■ THE EXERCISE
Repeat verbatim the lines from the one containing "Give me the matplotlib source for this chart." to the one containing "from matplotlib.transforms import Affine2D", ends included, minus any pictures.
========
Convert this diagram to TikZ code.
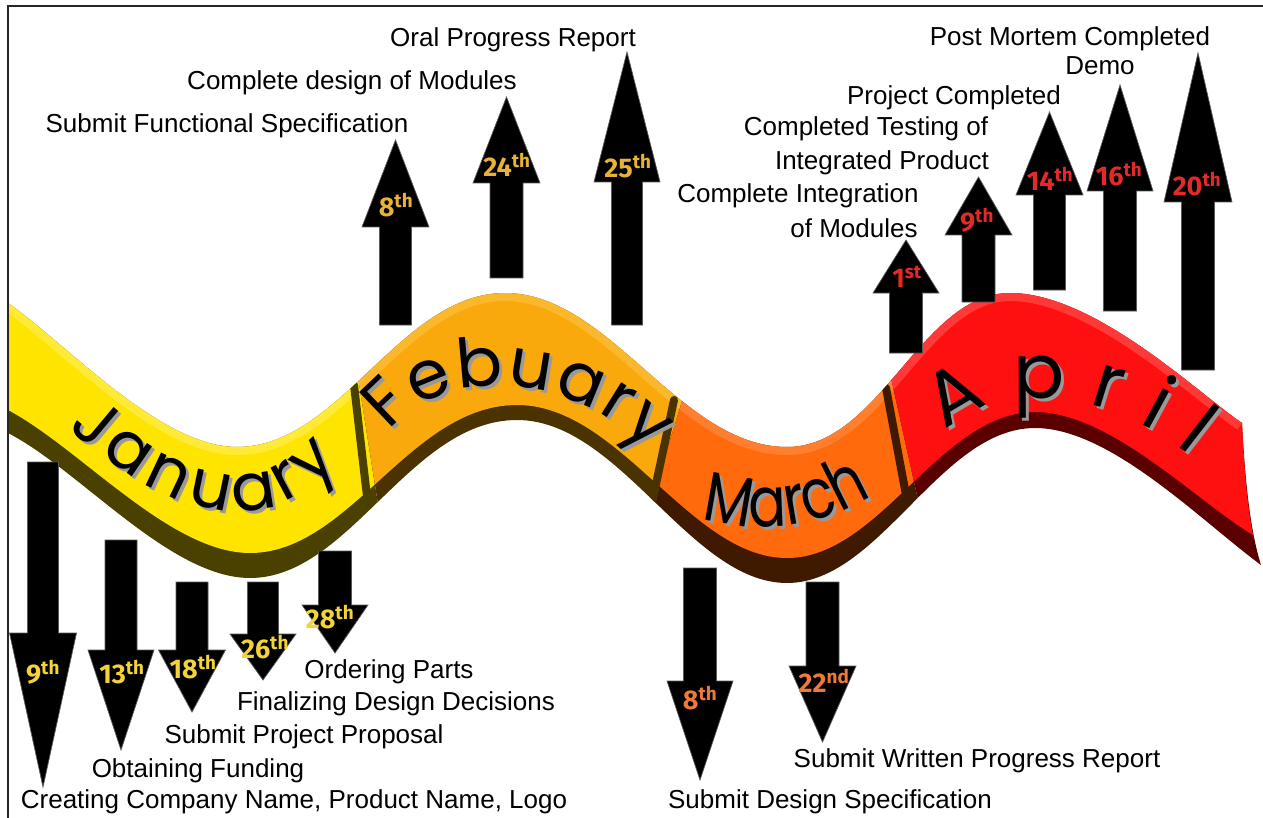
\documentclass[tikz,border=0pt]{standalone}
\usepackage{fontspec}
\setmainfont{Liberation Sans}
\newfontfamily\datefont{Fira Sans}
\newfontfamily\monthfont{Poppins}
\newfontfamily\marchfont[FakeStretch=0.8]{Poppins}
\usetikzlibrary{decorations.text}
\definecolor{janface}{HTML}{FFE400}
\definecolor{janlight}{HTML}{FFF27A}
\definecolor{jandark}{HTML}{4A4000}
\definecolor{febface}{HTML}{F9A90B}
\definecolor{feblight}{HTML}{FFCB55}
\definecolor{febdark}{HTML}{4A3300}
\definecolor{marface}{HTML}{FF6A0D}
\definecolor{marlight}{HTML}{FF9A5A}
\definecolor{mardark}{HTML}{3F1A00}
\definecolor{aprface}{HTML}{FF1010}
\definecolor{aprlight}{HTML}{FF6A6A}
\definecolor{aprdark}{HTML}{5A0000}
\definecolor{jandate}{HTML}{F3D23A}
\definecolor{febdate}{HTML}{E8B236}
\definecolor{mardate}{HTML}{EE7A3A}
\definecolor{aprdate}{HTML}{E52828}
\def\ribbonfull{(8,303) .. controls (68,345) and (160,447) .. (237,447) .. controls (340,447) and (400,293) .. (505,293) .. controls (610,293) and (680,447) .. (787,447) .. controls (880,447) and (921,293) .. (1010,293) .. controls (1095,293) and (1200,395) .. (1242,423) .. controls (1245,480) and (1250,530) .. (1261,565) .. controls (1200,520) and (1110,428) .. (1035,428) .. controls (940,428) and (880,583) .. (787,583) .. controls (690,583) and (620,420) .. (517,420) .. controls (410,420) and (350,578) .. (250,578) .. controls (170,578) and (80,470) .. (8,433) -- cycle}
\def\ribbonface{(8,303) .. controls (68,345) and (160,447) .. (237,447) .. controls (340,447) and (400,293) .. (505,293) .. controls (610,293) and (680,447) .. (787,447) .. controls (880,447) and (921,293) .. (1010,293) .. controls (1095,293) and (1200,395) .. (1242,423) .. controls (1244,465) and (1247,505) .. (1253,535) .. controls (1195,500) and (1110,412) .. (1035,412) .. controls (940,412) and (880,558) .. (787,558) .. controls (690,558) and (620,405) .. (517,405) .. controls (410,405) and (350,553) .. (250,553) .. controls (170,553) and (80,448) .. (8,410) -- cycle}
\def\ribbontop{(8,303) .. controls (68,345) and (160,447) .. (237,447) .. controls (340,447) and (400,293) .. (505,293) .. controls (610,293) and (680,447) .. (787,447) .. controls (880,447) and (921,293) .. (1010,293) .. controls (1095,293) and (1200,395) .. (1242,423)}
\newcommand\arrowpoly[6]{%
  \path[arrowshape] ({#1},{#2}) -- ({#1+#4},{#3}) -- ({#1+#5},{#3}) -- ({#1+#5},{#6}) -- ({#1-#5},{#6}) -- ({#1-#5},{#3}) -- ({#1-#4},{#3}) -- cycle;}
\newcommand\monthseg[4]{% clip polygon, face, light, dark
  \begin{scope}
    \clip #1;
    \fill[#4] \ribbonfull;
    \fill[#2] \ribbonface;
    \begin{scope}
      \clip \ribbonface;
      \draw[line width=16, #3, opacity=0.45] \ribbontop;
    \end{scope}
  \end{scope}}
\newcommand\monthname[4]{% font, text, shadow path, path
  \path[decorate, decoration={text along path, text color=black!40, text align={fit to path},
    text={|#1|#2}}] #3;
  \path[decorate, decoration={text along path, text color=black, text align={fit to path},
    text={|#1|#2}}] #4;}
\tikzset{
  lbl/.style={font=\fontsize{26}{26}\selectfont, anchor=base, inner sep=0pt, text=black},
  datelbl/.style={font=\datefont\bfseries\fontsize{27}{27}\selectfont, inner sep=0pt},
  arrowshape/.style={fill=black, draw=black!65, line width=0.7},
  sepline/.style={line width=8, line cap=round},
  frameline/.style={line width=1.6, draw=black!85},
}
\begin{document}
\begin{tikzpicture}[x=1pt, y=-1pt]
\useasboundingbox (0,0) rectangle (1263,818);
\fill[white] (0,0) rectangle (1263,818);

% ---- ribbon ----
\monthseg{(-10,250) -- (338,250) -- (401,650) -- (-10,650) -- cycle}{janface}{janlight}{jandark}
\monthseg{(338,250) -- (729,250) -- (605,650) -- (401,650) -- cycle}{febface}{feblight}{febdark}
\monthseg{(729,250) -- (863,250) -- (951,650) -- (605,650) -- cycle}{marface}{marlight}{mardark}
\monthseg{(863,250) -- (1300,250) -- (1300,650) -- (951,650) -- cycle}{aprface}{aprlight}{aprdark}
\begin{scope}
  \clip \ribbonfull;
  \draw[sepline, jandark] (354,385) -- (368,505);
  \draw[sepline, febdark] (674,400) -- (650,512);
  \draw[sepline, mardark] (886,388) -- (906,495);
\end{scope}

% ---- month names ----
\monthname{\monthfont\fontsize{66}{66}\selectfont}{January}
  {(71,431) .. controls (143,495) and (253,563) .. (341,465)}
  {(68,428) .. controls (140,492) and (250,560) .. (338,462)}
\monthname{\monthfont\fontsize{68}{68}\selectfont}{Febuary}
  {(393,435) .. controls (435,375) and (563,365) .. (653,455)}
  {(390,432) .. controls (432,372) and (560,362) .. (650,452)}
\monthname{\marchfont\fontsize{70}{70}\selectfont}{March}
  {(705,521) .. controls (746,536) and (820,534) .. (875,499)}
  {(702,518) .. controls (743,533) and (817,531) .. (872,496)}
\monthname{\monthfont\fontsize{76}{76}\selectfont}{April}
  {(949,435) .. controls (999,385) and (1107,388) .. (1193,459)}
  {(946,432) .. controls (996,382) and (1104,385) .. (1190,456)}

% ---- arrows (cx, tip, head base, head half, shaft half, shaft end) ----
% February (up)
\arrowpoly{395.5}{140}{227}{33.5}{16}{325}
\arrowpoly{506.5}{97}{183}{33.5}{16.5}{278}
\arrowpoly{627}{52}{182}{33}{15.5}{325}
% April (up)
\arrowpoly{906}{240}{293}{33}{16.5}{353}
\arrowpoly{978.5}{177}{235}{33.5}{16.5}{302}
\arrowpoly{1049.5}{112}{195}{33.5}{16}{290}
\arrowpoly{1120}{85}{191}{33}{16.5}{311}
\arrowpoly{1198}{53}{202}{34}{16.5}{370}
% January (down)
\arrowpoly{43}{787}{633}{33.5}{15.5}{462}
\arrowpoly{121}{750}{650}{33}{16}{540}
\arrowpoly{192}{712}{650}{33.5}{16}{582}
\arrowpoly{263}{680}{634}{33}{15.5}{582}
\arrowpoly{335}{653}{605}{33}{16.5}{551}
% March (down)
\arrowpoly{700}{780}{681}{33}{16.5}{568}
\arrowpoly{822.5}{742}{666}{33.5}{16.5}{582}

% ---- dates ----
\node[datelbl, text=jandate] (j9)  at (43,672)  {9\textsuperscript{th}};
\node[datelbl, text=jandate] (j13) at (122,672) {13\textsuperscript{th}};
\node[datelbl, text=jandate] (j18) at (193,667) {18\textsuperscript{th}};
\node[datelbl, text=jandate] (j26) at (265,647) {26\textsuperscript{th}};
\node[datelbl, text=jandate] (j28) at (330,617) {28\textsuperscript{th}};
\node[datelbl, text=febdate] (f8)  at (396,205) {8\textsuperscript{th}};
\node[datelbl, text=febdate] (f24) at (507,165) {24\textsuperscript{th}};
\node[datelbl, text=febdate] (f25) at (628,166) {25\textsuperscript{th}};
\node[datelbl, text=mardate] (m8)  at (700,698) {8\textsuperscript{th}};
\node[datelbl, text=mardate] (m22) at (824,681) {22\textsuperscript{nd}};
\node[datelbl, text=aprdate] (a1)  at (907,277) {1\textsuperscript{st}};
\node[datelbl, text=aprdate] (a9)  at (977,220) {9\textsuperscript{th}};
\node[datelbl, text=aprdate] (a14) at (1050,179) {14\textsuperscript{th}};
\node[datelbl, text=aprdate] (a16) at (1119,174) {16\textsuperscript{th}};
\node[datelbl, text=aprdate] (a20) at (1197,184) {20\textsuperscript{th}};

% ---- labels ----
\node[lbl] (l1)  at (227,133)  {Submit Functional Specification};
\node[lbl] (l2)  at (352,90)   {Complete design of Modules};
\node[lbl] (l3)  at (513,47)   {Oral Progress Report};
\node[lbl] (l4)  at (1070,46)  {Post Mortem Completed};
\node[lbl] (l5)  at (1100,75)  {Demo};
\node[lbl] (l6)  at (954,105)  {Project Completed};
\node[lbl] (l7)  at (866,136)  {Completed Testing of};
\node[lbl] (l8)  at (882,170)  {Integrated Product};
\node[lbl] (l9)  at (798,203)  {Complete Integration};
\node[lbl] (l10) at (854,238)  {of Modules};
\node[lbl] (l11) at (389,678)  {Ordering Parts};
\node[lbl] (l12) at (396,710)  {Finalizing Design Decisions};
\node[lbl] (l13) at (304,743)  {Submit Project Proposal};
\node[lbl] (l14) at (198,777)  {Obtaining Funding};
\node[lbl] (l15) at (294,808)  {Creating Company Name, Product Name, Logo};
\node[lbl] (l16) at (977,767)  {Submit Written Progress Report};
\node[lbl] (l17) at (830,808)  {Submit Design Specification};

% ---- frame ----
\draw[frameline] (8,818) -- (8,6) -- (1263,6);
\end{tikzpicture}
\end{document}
========
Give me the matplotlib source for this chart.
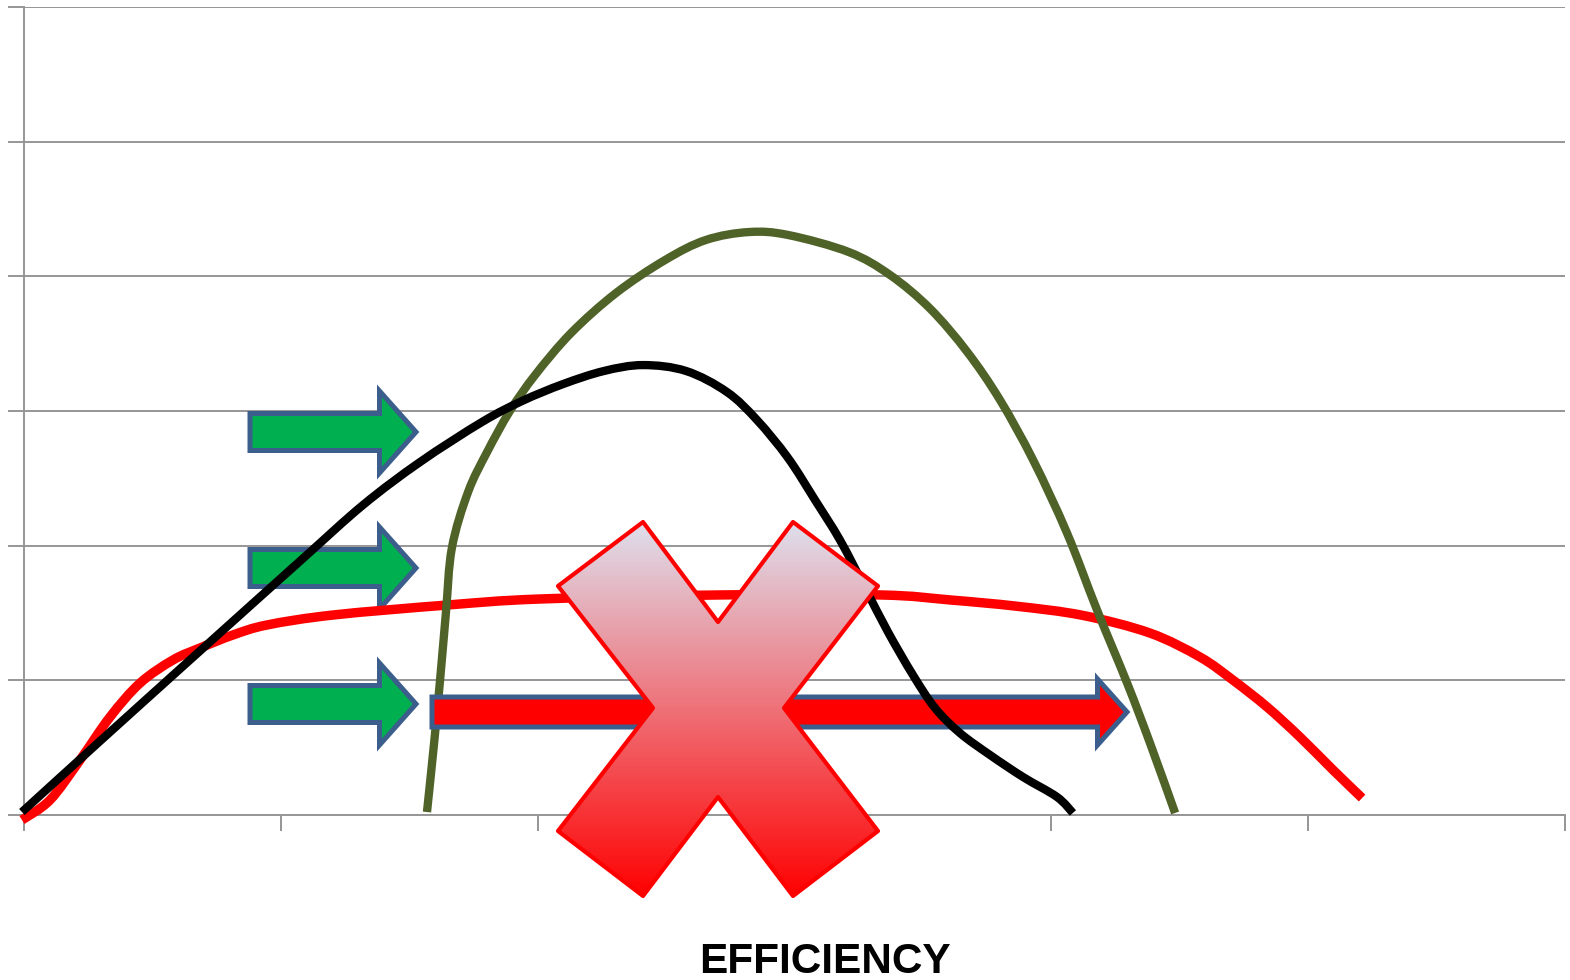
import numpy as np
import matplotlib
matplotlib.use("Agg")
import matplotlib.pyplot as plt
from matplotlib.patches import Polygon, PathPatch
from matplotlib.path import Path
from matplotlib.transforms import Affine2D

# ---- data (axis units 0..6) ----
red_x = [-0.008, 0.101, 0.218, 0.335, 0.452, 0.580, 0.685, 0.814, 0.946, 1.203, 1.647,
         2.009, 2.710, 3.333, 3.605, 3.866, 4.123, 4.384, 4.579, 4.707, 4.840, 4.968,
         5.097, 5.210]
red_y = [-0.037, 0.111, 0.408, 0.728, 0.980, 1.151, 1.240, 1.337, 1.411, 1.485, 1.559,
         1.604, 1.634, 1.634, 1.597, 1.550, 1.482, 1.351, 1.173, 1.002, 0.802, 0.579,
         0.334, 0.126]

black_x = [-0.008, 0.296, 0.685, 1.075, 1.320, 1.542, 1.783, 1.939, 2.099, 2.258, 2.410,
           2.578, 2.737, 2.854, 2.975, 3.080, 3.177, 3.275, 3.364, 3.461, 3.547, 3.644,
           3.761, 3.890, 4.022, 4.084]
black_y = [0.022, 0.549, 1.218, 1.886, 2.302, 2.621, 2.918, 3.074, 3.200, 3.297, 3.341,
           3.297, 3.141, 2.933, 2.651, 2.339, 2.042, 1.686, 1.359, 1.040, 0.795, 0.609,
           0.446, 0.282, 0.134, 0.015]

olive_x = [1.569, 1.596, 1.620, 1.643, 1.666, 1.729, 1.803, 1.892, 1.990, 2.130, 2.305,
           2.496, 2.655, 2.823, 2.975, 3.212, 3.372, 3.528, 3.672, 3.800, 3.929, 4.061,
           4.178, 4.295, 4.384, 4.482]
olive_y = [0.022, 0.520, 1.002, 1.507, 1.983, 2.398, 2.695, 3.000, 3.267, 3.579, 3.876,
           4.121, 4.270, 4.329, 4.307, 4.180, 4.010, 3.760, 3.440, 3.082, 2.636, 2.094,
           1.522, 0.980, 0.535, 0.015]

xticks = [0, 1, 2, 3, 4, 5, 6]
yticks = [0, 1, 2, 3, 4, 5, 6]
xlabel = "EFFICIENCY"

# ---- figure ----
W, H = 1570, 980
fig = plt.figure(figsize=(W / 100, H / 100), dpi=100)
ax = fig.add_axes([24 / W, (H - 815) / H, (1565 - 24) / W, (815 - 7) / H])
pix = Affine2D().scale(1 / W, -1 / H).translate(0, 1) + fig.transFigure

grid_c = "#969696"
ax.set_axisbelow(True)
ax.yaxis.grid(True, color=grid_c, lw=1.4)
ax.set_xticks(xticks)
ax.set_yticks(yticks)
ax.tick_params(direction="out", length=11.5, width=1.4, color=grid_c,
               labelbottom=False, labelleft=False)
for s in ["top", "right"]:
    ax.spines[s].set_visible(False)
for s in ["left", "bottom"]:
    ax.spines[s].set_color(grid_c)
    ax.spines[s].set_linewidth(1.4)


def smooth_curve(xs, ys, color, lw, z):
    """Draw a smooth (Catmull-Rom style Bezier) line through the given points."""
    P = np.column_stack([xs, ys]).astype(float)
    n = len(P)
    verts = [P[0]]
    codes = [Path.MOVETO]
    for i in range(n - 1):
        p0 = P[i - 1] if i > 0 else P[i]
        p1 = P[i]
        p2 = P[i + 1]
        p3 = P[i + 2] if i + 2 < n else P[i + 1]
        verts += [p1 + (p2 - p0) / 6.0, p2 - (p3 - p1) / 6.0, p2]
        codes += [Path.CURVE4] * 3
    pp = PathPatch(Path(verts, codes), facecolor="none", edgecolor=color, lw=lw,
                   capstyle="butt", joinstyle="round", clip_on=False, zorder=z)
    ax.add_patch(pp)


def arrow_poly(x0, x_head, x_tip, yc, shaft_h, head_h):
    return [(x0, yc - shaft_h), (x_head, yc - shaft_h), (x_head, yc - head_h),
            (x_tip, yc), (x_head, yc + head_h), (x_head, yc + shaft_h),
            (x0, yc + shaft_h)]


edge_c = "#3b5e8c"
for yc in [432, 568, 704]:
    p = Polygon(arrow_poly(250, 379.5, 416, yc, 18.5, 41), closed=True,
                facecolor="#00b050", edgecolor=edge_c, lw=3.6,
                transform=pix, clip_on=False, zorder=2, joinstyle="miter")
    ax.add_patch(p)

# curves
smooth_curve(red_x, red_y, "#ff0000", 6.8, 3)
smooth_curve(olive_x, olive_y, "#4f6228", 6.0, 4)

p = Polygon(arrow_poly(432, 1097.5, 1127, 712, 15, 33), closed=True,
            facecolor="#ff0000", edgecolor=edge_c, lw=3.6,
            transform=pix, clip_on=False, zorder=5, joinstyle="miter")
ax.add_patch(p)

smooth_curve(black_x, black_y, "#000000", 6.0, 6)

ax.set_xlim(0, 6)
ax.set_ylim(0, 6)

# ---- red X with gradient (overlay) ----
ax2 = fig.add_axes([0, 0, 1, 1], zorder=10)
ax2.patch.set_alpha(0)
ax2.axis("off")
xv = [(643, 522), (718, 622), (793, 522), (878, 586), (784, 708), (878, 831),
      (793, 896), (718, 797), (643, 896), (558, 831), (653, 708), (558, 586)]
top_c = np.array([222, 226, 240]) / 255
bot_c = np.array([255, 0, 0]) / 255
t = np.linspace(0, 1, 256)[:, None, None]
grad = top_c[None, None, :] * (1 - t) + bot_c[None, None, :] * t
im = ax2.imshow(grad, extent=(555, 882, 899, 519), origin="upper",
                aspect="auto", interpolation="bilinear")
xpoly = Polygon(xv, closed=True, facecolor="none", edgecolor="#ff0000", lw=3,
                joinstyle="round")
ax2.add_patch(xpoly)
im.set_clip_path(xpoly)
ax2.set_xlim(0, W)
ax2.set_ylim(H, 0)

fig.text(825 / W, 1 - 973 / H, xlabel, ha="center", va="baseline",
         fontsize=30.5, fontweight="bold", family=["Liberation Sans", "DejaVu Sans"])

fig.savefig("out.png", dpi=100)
========
■ SOLUTION
Give me the matplotlib source for this chart.
import numpy as np
import matplotlib
matplotlib.use("Agg")
import matplotlib.pyplot as plt
from matplotlib.patches import Polygon, PathPatch
from matplotlib.path import Path
from matplotlib.transforms import Affine2D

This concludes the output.